Aim of the task
All lines in the records below from the line with "Clone this chart in matplotlib." through the line with "lbl.set_fontsize(16)" are to be given again exactly, both ends included; the pictures are to be left out.

Data provided
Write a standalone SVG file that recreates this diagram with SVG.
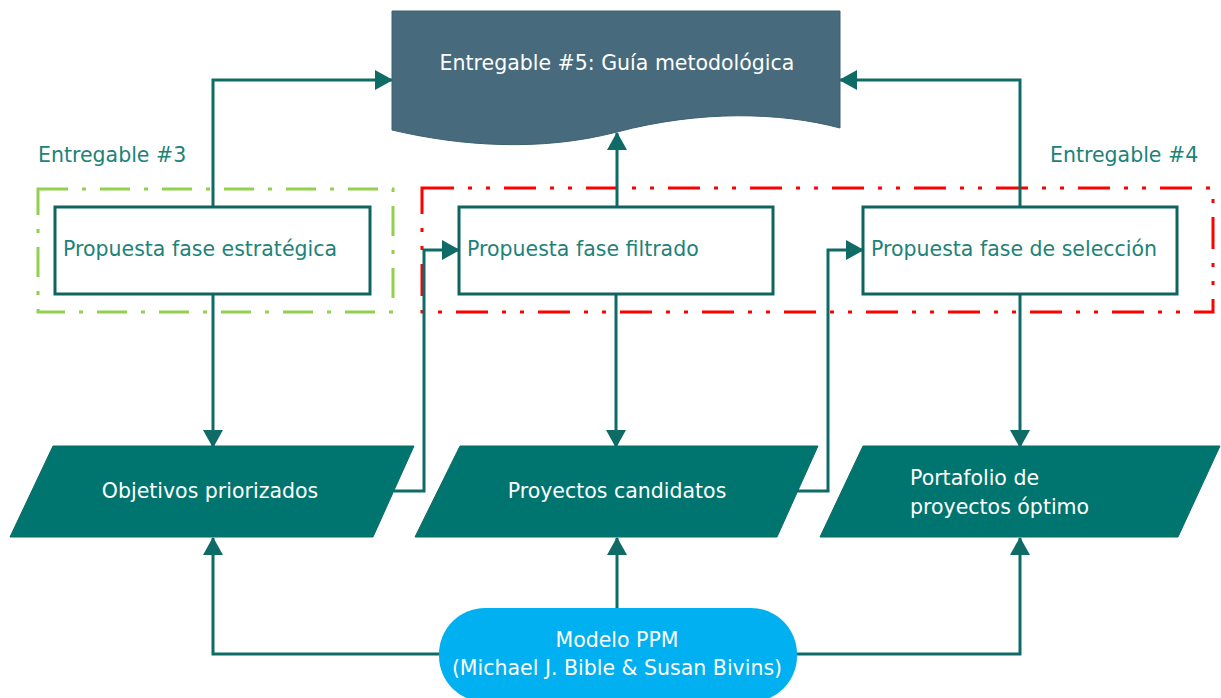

---

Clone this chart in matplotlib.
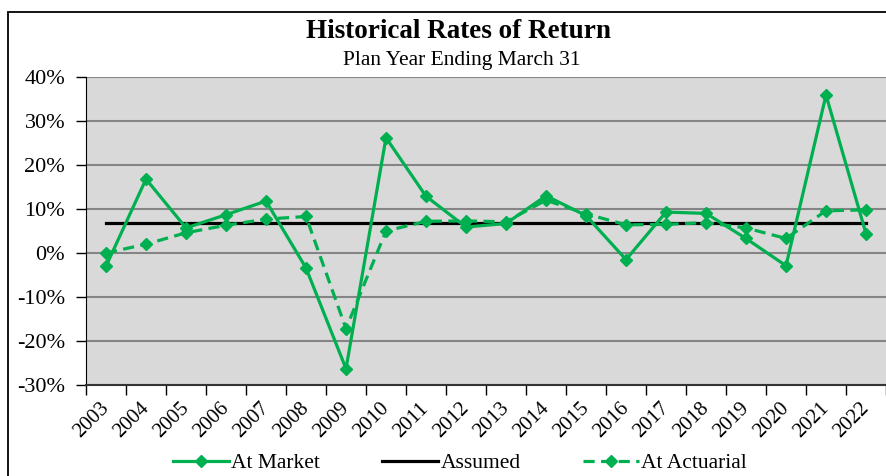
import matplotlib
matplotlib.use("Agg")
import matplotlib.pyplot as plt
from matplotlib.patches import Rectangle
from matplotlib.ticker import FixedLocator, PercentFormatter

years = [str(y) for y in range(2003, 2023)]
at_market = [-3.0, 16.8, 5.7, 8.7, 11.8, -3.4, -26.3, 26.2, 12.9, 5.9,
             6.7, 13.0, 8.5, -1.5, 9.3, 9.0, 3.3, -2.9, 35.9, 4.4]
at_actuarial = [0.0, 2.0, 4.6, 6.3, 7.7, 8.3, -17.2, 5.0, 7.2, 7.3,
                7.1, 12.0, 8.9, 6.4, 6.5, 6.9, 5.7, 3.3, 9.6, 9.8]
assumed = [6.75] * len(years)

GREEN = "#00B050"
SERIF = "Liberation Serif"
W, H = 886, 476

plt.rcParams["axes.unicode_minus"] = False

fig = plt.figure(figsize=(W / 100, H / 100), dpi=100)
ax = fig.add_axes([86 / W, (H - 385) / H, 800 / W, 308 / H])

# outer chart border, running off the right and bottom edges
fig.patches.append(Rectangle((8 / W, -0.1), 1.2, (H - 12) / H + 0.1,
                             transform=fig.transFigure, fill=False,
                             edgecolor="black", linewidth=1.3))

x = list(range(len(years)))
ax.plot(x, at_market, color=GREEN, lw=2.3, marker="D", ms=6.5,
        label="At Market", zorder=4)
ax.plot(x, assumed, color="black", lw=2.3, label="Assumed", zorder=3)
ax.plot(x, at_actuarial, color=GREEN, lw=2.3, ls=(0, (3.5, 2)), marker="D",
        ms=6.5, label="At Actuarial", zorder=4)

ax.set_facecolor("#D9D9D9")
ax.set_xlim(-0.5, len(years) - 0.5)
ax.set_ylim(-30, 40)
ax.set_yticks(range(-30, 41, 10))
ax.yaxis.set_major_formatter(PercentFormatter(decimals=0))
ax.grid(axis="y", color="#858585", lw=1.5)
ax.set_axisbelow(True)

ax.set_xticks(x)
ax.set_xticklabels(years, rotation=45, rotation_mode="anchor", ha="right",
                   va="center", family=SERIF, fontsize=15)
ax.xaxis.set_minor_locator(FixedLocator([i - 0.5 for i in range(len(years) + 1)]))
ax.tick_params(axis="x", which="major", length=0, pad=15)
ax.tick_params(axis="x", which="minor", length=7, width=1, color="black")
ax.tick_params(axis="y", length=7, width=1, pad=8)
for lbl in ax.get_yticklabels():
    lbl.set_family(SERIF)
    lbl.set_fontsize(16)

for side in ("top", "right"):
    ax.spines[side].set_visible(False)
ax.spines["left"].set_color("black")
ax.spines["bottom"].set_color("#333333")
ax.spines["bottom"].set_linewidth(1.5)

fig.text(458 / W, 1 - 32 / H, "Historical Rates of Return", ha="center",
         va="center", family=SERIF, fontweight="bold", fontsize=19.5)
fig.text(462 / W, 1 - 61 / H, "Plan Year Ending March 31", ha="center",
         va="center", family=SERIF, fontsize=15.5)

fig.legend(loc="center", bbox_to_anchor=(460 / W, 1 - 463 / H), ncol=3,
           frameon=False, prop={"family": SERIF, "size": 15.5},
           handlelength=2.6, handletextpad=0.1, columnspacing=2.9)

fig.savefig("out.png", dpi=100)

---

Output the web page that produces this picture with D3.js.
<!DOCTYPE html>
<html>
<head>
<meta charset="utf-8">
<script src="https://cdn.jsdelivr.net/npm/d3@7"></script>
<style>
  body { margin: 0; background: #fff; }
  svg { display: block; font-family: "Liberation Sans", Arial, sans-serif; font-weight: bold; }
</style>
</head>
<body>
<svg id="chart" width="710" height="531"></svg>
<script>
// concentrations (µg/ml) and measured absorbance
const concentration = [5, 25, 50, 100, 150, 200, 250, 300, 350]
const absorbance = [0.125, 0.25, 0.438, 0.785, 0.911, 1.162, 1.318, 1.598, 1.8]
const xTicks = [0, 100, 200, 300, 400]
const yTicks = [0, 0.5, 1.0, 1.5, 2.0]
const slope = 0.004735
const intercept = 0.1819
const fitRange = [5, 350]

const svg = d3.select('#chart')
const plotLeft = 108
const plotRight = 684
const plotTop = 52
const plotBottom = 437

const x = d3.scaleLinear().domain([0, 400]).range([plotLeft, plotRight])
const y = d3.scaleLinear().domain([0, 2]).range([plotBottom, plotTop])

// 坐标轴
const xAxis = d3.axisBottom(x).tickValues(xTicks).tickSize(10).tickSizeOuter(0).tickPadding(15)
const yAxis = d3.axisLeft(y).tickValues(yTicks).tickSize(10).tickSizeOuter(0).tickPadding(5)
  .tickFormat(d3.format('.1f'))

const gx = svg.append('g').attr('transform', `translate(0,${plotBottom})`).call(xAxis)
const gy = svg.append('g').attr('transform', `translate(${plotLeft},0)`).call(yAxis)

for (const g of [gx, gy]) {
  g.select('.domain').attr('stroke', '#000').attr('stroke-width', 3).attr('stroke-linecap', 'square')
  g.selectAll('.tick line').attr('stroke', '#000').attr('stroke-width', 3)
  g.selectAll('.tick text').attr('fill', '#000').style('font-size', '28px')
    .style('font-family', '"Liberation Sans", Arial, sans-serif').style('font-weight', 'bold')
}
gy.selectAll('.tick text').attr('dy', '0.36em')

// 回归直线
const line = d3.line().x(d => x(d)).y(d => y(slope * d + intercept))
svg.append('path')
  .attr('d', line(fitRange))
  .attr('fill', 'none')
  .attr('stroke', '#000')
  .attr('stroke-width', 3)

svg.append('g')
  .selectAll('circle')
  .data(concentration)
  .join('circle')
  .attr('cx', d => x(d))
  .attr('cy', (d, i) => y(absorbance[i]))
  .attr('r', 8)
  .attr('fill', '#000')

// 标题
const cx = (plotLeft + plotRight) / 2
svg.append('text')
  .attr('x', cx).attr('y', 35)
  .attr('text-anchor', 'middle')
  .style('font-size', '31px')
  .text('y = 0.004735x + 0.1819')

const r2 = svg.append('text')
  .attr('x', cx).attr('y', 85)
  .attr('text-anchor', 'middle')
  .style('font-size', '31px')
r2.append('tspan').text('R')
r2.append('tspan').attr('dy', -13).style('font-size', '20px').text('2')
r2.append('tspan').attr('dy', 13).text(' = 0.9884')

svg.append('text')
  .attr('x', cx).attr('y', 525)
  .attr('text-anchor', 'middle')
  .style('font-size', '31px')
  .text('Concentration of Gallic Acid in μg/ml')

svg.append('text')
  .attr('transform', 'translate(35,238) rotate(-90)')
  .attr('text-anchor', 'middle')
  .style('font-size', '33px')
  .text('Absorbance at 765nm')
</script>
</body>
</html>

Answer
Clone this chart in matplotlib.
import matplotlib
matplotlib.use("Agg")
import matplotlib.pyplot as plt
from matplotlib.patches import Rectangle
from matplotlib.ticker import FixedLocator, PercentFormatter

years = [str(y) for y in range(2003, 2023)]
at_market = [-3.0, 16.8, 5.7, 8.7, 11.8, -3.4, -26.3, 26.2, 12.9, 5.9,
             6.7, 13.0, 8.5, -1.5, 9.3, 9.0, 3.3, -2.9, 35.9, 4.4]
at_actuarial = [0.0, 2.0, 4.6, 6.3, 7.7, 8.3, -17.2, 5.0, 7.2, 7.3,
                7.1, 12.0, 8.9, 6.4, 6.5, 6.9, 5.7, 3.3, 9.6, 9.8]
assumed = [6.75] * len(years)

GREEN = "#00B050"
SERIF = "Liberation Serif"
W, H = 886, 476

plt.rcParams["axes.unicode_minus"] = False

fig = plt.figure(figsize=(W / 100, H / 100), dpi=100)
ax = fig.add_axes([86 / W, (H - 385) / H, 800 / W, 308 / H])

# outer chart border, running off the right and bottom edges
fig.patches.append(Rectangle((8 / W, -0.1), 1.2, (H - 12) / H + 0.1,
                             transform=fig.transFigure, fill=False,
                             edgecolor="black", linewidth=1.3))

x = list(range(len(years)))
ax.plot(x, at_market, color=GREEN, lw=2.3, marker="D", ms=6.5,
        label="At Market", zorder=4)
ax.plot(x, assumed, color="black", lw=2.3, label="Assumed", zorder=3)
ax.plot(x, at_actuarial, color=GREEN, lw=2.3, ls=(0, (3.5, 2)), marker="D",
        ms=6.5, label="At Actuarial", zorder=4)

ax.set_facecolor("#D9D9D9")
ax.set_xlim(-0.5, len(years) - 0.5)
ax.set_ylim(-30, 40)
ax.set_yticks(range(-30, 41, 10))
ax.yaxis.set_major_formatter(PercentFormatter(decimals=0))
ax.grid(axis="y", color="#858585", lw=1.5)
ax.set_axisbelow(True)

ax.set_xticks(x)
ax.set_xticklabels(years, rotation=45, rotation_mode="anchor", ha="right",
                   va="center", family=SERIF, fontsize=15)
ax.xaxis.set_minor_locator(FixedLocator([i - 0.5 for i in range(len(years) + 1)]))
ax.tick_params(axis="x", which="major", length=0, pad=15)
ax.tick_params(axis="x", which="minor", length=7, width=1, color="black")
ax.tick_params(axis="y", length=7, width=1, pad=8)
for lbl in ax.get_yticklabels():
    lbl.set_family(SERIF)
    lbl.set_fontsize(16)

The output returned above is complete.